» **TASK TO COMPLETE**:
Quote the listing in full, exactly as given, minus any pictures.

» **COLLECTED MATERIAL**:
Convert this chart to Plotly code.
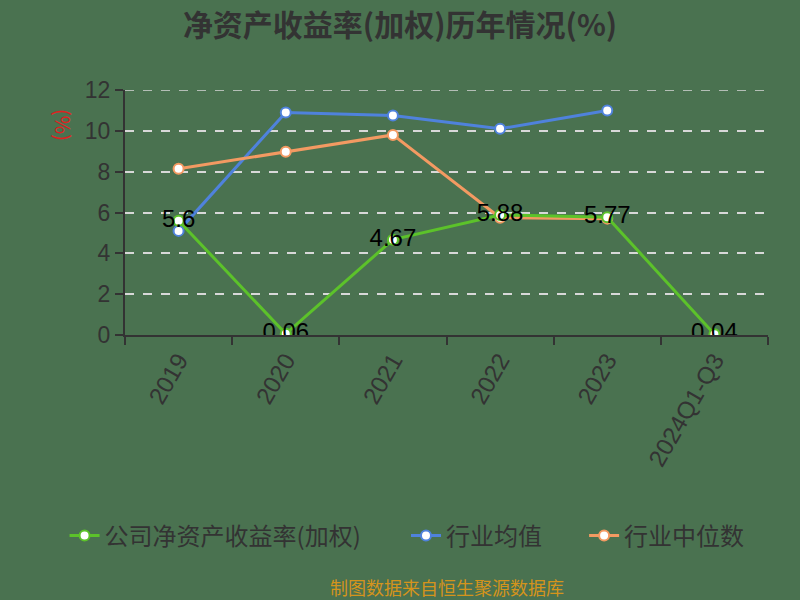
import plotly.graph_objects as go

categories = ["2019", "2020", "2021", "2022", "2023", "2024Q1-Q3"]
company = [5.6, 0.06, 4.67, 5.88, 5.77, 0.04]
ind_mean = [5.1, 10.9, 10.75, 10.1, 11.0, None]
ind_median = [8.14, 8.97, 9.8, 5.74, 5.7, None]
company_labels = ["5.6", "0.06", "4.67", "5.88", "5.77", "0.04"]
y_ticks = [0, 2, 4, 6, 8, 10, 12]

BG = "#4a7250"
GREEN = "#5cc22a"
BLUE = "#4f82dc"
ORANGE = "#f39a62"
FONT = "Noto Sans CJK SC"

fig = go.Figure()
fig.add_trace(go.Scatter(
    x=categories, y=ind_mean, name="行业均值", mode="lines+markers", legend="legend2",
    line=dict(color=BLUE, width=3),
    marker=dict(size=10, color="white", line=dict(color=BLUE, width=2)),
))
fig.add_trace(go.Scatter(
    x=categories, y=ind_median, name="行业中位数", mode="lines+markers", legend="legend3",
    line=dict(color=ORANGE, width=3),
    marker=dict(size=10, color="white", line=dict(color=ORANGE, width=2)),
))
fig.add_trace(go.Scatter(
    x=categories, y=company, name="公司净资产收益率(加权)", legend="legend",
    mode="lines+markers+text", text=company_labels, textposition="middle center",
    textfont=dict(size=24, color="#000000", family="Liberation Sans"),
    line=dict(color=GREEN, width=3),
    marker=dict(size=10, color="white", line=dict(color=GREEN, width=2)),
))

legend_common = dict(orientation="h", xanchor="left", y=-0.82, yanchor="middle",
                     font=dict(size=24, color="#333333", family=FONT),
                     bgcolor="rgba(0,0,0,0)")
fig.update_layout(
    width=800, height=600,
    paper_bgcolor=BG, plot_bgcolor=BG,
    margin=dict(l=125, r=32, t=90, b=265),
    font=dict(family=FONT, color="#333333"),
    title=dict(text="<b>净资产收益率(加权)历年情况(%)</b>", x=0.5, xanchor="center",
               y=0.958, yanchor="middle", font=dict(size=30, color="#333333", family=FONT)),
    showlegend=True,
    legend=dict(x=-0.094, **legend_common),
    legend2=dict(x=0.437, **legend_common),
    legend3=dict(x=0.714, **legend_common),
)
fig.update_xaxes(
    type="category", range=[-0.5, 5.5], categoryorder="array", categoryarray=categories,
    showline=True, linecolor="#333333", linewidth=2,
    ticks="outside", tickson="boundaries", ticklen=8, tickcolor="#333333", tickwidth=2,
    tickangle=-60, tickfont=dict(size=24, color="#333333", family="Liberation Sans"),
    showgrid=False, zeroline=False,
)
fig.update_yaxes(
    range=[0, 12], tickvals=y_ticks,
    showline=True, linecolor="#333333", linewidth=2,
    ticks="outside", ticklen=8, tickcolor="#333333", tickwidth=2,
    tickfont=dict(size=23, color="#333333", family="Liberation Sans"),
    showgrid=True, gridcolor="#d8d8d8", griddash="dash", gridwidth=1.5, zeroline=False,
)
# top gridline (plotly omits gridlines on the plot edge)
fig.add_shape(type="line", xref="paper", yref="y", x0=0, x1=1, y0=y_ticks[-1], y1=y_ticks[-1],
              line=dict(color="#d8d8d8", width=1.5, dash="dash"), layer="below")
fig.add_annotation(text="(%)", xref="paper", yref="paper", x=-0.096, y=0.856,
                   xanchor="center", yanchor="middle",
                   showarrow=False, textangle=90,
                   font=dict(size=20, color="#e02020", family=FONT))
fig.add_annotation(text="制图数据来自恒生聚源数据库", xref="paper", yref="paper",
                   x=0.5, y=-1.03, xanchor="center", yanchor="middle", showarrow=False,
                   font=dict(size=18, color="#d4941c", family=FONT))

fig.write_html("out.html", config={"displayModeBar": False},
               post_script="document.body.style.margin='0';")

» **RIGHT ANSWER**:
Convert this chart to Plotly code.
import plotly.graph_objects as go

categories = ["2019", "2020", "2021", "2022", "2023", "2024Q1-Q3"]
company = [5.6, 0.06, 4.67, 5.88, 5.77, 0.04]
ind_mean = [5.1, 10.9, 10.75, 10.1, 11.0, None]
ind_median = [8.14, 8.97, 9.8, 5.74, 5.7, None]
company_labels = ["5.6", "0.06", "4.67", "5.88", "5.77", "0.04"]
y_ticks = [0, 2, 4, 6, 8, 10, 12]

BG = "#4a7250"
GREEN = "#5cc22a"
BLUE = "#4f82dc"
ORANGE = "#f39a62"
FONT = "Noto Sans CJK SC"

fig = go.Figure()
fig.add_trace(go.Scatter(
    x=categories, y=ind_mean, name="行业均值", mode="lines+markers", legend="legend2",
    line=dict(color=BLUE, width=3),
    marker=dict(size=10, color="white", line=dict(color=BLUE, width=2)),
))
fig.add_trace(go.Scatter(
    x=categories, y=ind_median, name="行业中位数", mode="lines+markers", legend="legend3",
    line=dict(color=ORANGE, width=3),
    marker=dict(size=10, color="white", line=dict(color=ORANGE, width=2)),
))
fig.add_trace(go.Scatter(
    x=categories, y=company, name="公司净资产收益率(加权)", legend="legend",
    mode="lines+markers+text", text=company_labels, textposition="middle center",
    textfont=dict(size=24, color="#000000", family="Liberation Sans"),
    line=dict(color=GREEN, width=3),
    marker=dict(size=10, color="white", line=dict(color=GREEN, width=2)),
))

legend_common = dict(orientation="h", xanchor="left", y=-0.82, yanchor="middle",
                     font=dict(size=24, color="#333333", family=FONT),
                     bgcolor="rgba(0,0,0,0)")
fig.update_layout(
    width=800, height=600,
    paper_bgcolor=BG, plot_bgcolor=BG,
    margin=dict(l=125, r=32, t=90, b=265),
    font=dict(family=FONT, color="#333333"),
    title=dict(text="<b>净资产收益率(加权)历年情况(%)</b>", x=0.5, xanchor="center",
               y=0.958, yanchor="middle", font=dict(size=30, color="#333333", family=FONT)),
    showlegend=True,
    legend=dict(x=-0.094, **legend_common),
    legend2=dict(x=0.437, **legend_common),
    legend3=dict(x=0.714, **legend_common),
)
fig.update_xaxes(
    type="category", range=[-0.5, 5.5], categoryorder="array", categoryarray=categories,
    showline=True, linecolor="#333333", linewidth=2,
    ticks="outside", tickson="boundaries", ticklen=8, tickcolor="#333333", tickwidth=2,
    tickangle=-60, tickfont=dict(size=24, color="#333333", family="Liberation Sans"),
    showgrid=False, zeroline=False,
)
fig.update_yaxes(
    range=[0, 12], tickvals=y_ticks,
    showline=True, linecolor="#333333", linewidth=2,
    ticks="outside", ticklen=8, tickcolor="#333333", tickwidth=2,
    tickfont=dict(size=23, color="#333333", family="Liberation Sans"),
    showgrid=True, gridcolor="#d8d8d8", griddash="dash", gridwidth=1.5, zeroline=False,
)
# top gridline (plotly omits gridlines on the plot edge)
fig.add_shape(type="line", xref="paper", yref="y", x0=0, x1=1, y0=y_ticks[-1], y1=y_ticks[-1],
              line=dict(color="#d8d8d8", width=1.5, dash="dash"), layer="below")
fig.add_annotation(text="(%)", xref="paper", yref="paper", x=-0.096, y=0.856,
                   xanchor="center", yanchor="middle",
                   showarrow=False, textangle=90,
                   font=dict(size=20, color="#e02020", family=FONT))
fig.add_annotation(text="制图数据来自恒生聚源数据库", xref="paper", yref="paper",
                   x=0.5, y=-1.03, xanchor="center", yanchor="middle", showarrow=False,
                   font=dict(size=18, color="#d4941c", family=FONT))

fig.write_html("out.html", config={"displayModeBar": False},
               post_script="document.body.style.margin='0';")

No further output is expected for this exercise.